The CEO or CFO is generally the best messenger, Healy adds. 

“The CEO is, of course, probably the best equipped one, particularly for publicly traded [companies],” he said. “At an analyst conference, maybe a CFO and something in the financial department might be a better fit.”

Hazard also advises companies to hold forums to answer internal questions. “There's going to be a lot of internal questions that come [up], so I'd encourage an executive to host a town hall,” he says.

Employees, investors, the stock market and the broader business community are just a few audiences that companies should communicate to about the effects of tariffs. Research shows there is a lot of confusion about tariffs among the general public. 

Seven in 10 respondents are highly concerned about inflation and higher prices as a result of tariffs, according to research from DKC Analytics.

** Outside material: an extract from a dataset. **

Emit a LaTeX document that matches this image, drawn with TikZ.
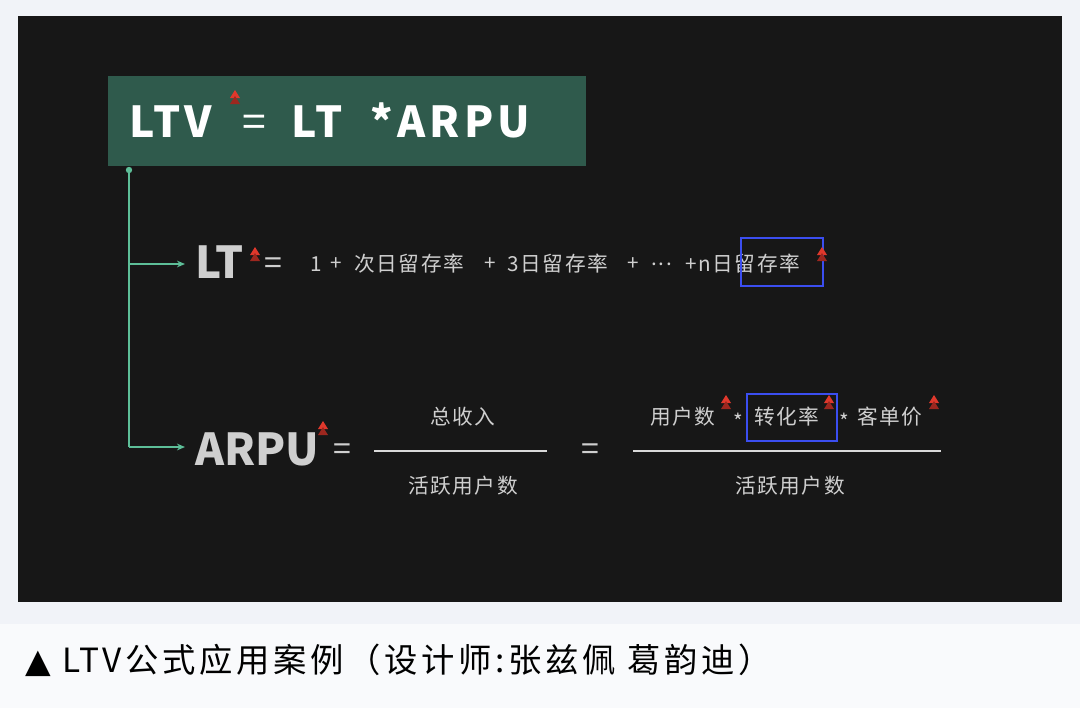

However, more than one-third of respondents could not identify a simple definition of a tariff when presented with multiple-choice options, and that percentage increased to 50% for Gen Z respondents, according to the report, A Business Leader’s Guide to Talking Tariffs. 

That lack of knowledge about tariffs is a “fundamental” challenge, says DKC CEO Sean Cassidy, who explains that companies cannot assume that employees or the general public understand tariffs because the topic has been in the news.

Instead, businesses should communicate with clarity to articulate the likely effects, Sheridan adds, specifically “what the tariff means for our business, and these are the specific ways that it's going to be impacting it, either positively or negatively.”  

“From there, [they can talk about] what are some of the things that they can expect,” she says. 

Sheridan advises clients to show timelines of price increases, cost and organisational restructurings to reduce the shock effects of tariffs.   

In terms of tone, clients should stay “neutral,” as tariffs “can be a divisive issue,” Sheridan says. “Step away from the policy side of things and really focus on the business impact.” 

Brands and companies without a reputation for social and political commentary should be deliberate when considering whether to join the conversation, she adds, noting that stakeholders largely want to know about tariffs’ dollars and cents impact. 

“We caution our clients to not dip their toes into the political realm, unless they have a historical position on entering those conversations,” Sheridan explained. “If you're a brand that's always had their voice out there in terms of policy and advocacy, then certainly it's worth considering in the strategy. Clients don't want to hear your perspective on the political landscape: They want to hear how this is going to impact their business.”